Dans le dialogue avec Dieu, le véritable besoin de Moïse, l’un des plus profonds – si ce n’est le plus profond – des besoins humain – se révèle dans toute son acuité : MANGER… incorporer, faire sien ce à quoi l’on croit, savoir, posséder le Dieu qui nous crée, créer le Dieu qui vous crée : être tout puissant…
Fais-moi voir ta gloire, et conserver, et posséder quelque chose de cette vision.
Thomas, Moïse, et nous… dans une même demande parce que parfois dans une même lassitude, parce que la vie est parfois trop dure et que nos contemporains sont parfois des bourricots…
Ou pour le dire autrement, proprement, parce que nous traversons tous parfois ce que Saint Jean de la Croix appelle la nuit obscure de l’âme…
Dans cette même demande donc,
NOUS pourrions évoque cette difficulté de croire de plusieurs manières.
Ne suffit-il pas à Moïse de tutoyer Dieu, de lui parler face à face ? Ne lui suffit-il pas d’avoir vu la puissance de Dieu à l’œuvre en Egypte et hors d’Egypte ? Ne lui suffit-il pas d’avoir vu la mer s’ouvrir, et se refermer ?
Ne suffit-il pas à Thomas d’avoir partagé la vie et l’enseignement du Seigneur, d’avoir été l’un de ses familiers ? Ne lui suffit-il pas, le témoignage de ses amis ?
Et bien Moïse en demande encore plus, l’énorme demande, “ fais-moi voir ta gloire ”… et Thomas en demande encore plus, “ je veux voir et je veux toucher… ”
La question que nous posons maintenant, les concernant – et peut-être nous concernant aussi – est : Ne leur suffit-il pas… et chacun finira la phrase pour lui-même.
Et Répondons aussi bien vite qu’à certains moments de l’existence, rien ne suffit… et que ça n’est pas forcément caprice.
Ceci étant, il y a des caprices, et il y a des véritables demandes… osons même dire que sous tout caprice il y a une demande véritable… et la bonté de Dieu, la générosité du Christ vont faire sous nos yeux la part entre elles :
NON, dit Dieu à Moïse…
CHICHE, dit Jésus à Thomas…
L’un comme l’autre recevra ce qu’il recevra, de la part de son Seigneur.

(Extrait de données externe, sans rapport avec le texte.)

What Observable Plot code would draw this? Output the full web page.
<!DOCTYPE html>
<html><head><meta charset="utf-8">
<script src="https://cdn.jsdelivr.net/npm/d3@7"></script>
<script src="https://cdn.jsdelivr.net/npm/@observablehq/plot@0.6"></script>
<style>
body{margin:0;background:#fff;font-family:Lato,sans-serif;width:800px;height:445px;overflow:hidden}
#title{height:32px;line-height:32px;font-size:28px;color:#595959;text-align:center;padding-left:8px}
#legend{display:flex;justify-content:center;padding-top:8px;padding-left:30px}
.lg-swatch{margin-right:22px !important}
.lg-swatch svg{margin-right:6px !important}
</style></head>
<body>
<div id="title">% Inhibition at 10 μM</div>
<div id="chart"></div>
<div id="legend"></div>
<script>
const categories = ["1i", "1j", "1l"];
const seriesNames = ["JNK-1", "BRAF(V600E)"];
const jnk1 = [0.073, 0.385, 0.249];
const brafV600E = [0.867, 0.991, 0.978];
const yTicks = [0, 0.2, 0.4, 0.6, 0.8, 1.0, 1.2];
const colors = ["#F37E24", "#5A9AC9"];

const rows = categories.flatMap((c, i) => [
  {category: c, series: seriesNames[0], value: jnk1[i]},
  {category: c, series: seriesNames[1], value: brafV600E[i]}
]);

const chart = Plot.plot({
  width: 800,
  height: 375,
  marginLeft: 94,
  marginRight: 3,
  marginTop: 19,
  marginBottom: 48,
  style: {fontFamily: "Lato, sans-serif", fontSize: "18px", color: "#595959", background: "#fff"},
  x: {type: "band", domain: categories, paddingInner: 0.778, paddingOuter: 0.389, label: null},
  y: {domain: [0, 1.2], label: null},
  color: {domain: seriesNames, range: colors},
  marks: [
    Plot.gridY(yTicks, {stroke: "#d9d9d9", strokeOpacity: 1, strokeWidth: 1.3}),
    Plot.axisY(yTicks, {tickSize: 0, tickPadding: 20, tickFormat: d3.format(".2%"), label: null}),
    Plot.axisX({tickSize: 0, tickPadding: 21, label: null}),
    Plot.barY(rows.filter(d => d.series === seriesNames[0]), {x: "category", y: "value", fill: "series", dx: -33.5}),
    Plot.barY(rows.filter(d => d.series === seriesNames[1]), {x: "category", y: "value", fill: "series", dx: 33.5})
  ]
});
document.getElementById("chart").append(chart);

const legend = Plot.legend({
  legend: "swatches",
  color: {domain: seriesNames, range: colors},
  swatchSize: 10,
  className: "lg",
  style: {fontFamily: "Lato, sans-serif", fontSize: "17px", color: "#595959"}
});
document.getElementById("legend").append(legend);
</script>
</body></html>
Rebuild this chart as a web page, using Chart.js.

L’un comme l’autre recevra le NON et le OUI… L’un comme l’autre consentira à son impuissance : le Seigneur ne se mange pas, car nous ne le possédons pas… Mais à l’un comme à l’autre il est signifié en substance par le Seigneur que le Seigneur se lie à nous.
Tu pourras me voir de dos, dit le Seigneur à Moïse, étant bien entendu que c’est bien Moïse qui aura à dire ce qu’il aura vu : ceux à qui il le dira croiront, ou ne croiront pas, sur la foi d’un témoignage oral, gestuel, social…
Alors heureux ceux qui, sans avoir vu, auront cru, dit le Seigneur à Thomas, manière de dire que c’est bien aussi par ce qui n’aura pas été signifié par le Seigneur qu’on recevra de croire en lui.
Et nous revenons à la confession de la communauté : les autres disent Nous avons vu le Seigneur !
Est-ce qu’ils doivent convaincre ? Ils ne le peuvent à l’évidence pas… S’ils le pouvaient, croire serait une obligation.
Or la foi n’est pas quelque chose qu’on doit… pas plus que le Seigneur ne nous doit d'apparaître.
Et pourtant, nous en avons la certitude – et c’est aussi notre engagement – il se trouve sur nos routes des occasions – qualifions-les de merveilleuses – des rencontres, des expériences, qui nous donnent de croitre, et de…croire…
CHICHE, dit Jésus à Thomas…
NON, dit Dieu à Moïse…
Et c’est la même croissance.
L’un et l’autre reprennent et poursuivent leur chemin… en quelque manière rassasiés.